Problem description:
Go from the first line to the line with "0, width, height]);" and return those lines verbatim, ends included.

--- Begin Information shown ---

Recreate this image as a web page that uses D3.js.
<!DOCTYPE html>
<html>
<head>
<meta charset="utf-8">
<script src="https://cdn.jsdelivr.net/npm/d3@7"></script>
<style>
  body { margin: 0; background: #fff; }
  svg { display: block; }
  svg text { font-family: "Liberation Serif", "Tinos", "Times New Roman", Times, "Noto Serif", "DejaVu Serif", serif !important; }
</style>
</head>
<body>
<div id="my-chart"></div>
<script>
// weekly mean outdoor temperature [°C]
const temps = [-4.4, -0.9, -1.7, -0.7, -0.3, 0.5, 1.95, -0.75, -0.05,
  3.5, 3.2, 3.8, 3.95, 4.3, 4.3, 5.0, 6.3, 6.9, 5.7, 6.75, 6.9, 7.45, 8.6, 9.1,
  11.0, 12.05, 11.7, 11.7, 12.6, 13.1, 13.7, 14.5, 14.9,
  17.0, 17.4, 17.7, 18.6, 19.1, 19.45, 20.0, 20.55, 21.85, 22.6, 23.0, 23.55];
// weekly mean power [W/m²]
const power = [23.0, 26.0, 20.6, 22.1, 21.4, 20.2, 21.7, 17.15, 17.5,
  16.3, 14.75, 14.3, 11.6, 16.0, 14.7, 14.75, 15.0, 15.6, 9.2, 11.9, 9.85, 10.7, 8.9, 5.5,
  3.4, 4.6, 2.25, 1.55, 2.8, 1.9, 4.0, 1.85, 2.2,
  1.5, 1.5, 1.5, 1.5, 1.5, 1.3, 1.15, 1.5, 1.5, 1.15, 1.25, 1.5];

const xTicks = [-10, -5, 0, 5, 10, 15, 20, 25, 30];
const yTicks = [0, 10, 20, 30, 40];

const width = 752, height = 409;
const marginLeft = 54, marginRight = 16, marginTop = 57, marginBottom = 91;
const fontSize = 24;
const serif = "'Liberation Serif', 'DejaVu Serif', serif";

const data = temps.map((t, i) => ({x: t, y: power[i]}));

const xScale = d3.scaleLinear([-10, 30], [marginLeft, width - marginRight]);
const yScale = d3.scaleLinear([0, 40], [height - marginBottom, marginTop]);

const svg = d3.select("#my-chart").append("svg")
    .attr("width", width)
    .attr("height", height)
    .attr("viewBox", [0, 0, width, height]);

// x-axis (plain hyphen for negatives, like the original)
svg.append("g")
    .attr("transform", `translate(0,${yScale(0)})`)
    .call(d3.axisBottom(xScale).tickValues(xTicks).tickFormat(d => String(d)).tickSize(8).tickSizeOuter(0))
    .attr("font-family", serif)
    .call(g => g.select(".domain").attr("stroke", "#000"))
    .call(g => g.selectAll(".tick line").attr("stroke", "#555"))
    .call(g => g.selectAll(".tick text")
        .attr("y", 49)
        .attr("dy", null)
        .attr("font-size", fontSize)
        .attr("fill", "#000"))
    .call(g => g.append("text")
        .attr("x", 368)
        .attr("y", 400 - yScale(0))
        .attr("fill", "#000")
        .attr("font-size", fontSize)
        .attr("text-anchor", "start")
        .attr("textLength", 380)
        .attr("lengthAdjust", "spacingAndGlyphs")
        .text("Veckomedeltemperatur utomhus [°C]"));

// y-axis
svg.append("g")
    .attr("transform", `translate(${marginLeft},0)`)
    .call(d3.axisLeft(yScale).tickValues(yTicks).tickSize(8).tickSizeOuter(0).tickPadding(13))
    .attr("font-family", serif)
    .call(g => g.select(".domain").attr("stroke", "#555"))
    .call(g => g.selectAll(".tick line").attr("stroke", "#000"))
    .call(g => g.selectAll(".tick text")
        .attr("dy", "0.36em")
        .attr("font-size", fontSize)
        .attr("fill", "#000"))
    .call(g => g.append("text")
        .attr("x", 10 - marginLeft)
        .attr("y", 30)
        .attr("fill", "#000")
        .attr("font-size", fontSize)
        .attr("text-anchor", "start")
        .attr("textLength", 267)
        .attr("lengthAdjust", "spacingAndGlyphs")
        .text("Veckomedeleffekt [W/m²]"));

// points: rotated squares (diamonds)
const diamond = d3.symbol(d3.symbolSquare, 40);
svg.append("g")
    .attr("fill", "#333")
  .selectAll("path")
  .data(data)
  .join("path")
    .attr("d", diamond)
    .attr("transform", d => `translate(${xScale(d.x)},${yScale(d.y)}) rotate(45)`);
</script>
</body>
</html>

--- End Information shown ---

Exercise answer:
Recreate this image as a web page that uses D3.js.
<!DOCTYPE html>
<html>
<head>
<meta charset="utf-8">
<script src="https://cdn.jsdelivr.net/npm/d3@7"></script>
<style>
  body { margin: 0; background: #fff; }
  svg { display: block; }
  svg text { font-family: "Liberation Serif", "Tinos", "Times New Roman", Times, "Noto Serif", "DejaVu Serif", serif !important; }
</style>
</head>
<body>
<div id="my-chart"></div>
<script>
// weekly mean outdoor temperature [°C]
const temps = [-4.4, -0.9, -1.7, -0.7, -0.3, 0.5, 1.95, -0.75, -0.05,
  3.5, 3.2, 3.8, 3.95, 4.3, 4.3, 5.0, 6.3, 6.9, 5.7, 6.75, 6.9, 7.45, 8.6, 9.1,
  11.0, 12.05, 11.7, 11.7, 12.6, 13.1, 13.7, 14.5, 14.9,
  17.0, 17.4, 17.7, 18.6, 19.1, 19.45, 20.0, 20.55, 21.85, 22.6, 23.0, 23.55];
// weekly mean power [W/m²]
const power = [23.0, 26.0, 20.6, 22.1, 21.4, 20.2, 21.7, 17.15, 17.5,
  16.3, 14.75, 14.3, 11.6, 16.0, 14.7, 14.75, 15.0, 15.6, 9.2, 11.9, 9.85, 10.7, 8.9, 5.5,
  3.4, 4.6, 2.25, 1.55, 2.8, 1.9, 4.0, 1.85, 2.2,
  1.5, 1.5, 1.5, 1.5, 1.5, 1.3, 1.15, 1.5, 1.5, 1.15, 1.25, 1.5];

const xTicks = [-10, -5, 0, 5, 10, 15, 20, 25, 30];
const yTicks = [0, 10, 20, 30, 40];

const width = 752, height = 409;
const marginLeft = 54, marginRight = 16, marginTop = 57, marginBottom = 91;
const fontSize = 24;
const serif = "'Liberation Serif', 'DejaVu Serif', serif";

const data = temps.map((t, i) => ({x: t, y: power[i]}));

const xScale = d3.scaleLinear([-10, 30], [marginLeft, width - marginRight]);
const yScale = d3.scaleLinear([0, 40], [height - marginBottom, marginTop]);

const svg = d3.select("#my-chart").append("svg")
    .attr("width", width)
    .attr("height", height)
    .attr("viewBox", [0, 0, width, height]);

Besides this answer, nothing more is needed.